Letter From The Editor

Journal of Mother Studies, 2025 Issue – RECLAMATION

This year, a unifying theme of reclamation emerged from the submissions to the Journal of Mother Studies. Across disciplines, contributors engaged in the critical recovery of maternal knowledge, agency, and embodied wisdom. Their work interrogates the structures that have historically obscured or diminished maternal subjectivity while simultaneously offering new frameworks through which to understand motherhood as a generative intellectual and creative force. Taken together, these contributions position reclamation as an active reconstitution of maternal presence within cultural, academic, and artistic discourse.

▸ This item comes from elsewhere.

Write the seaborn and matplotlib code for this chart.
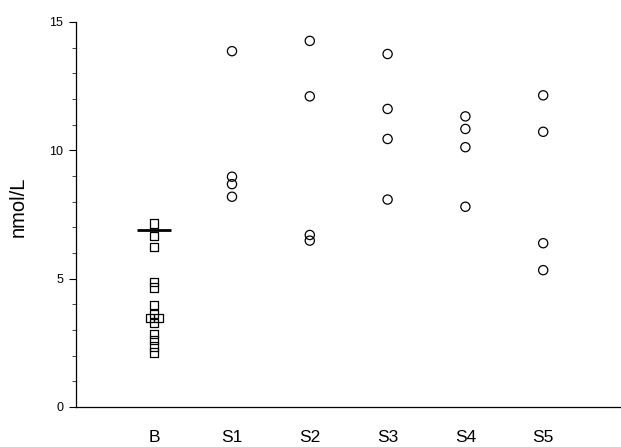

In these pages, readers will encounter a dynamic range of scholarship and creative practice that reclaims motherhood as both inquiry and praxis. Dr. Bahiyyah Muhammad contributes both a photo essay titled “Mommy Professor of the Year” and a study on incarcerated m/otherhood. Her work situates maternal identity within systems of confinement, emphasizing how mothers endure and adapt amid structures that seek to separate and silence them. From Uganda, Itah Patience Mbethki’s “A Mother’s Body is a Temple” repositions the maternal body as both sacred and insurgent, foregrounding the intersections of spirituality, sexuality, and self-determination.

Visual and performative pieces by Courtney Kessel (“Cyborgs and Chimeras”) and by Amy Wagner, Susan Smith, and Amy Crocker (“Graphic Pregnancy”) extend this theme, exploring how artistic practice can reclaim maternal narratives from cultural marginalization and open new avenues for productive dialogue. Similarly, Sarah McCarthy’s “The Song is the Spark” highlights collective singing as an embodied act of maternal empowerment and community formation. In the poetic and reflective works of Jess Fedenia (“Involution”) and Alyse Keller Johnson (“Mothering Me, Mothering You”), themes of loss and transformation unfold within the cyclical rhythm of mothering, where care is continually reshaped by time and change.

Finally, the issue grounds these theoretical and creative explorations in applied contexts. Miranda Mestas Vatterott’s “The Call to Integrate Feminism and Attachment Theory” and Jill Wood’s “Birth(ing) Justice” both advocate for feminist and embodied pedagogies that center the lived experiences of mothers as sources of theoretical, ethical, and practical insight for contemporary praxis.

Collectively, these works form a layered conversation on reclamation. They tell us that the study of motherhood continues to evolve through acts of critical expression and imaginative reconstruction. As we move forward, may this issue stand as both documentation and invitation to continue reclaiming the maternal as a vital site of scholarship, creativity, healing, and resistance.

As always, I extend deep gratitude to the contributors whose scholarship and creativity make this journal possible. I am especially grateful to Martha Joy Rose, founder of the Journal of Mother Studies and visionary in this field, whose efforts built an interdisciplinary platform for this work, a space where maternal voices, experiences, and theories are recognized as vital forms of knowledge. Her ongoing commitment to this work inspires and sustains an international community of feminist scholars and artists.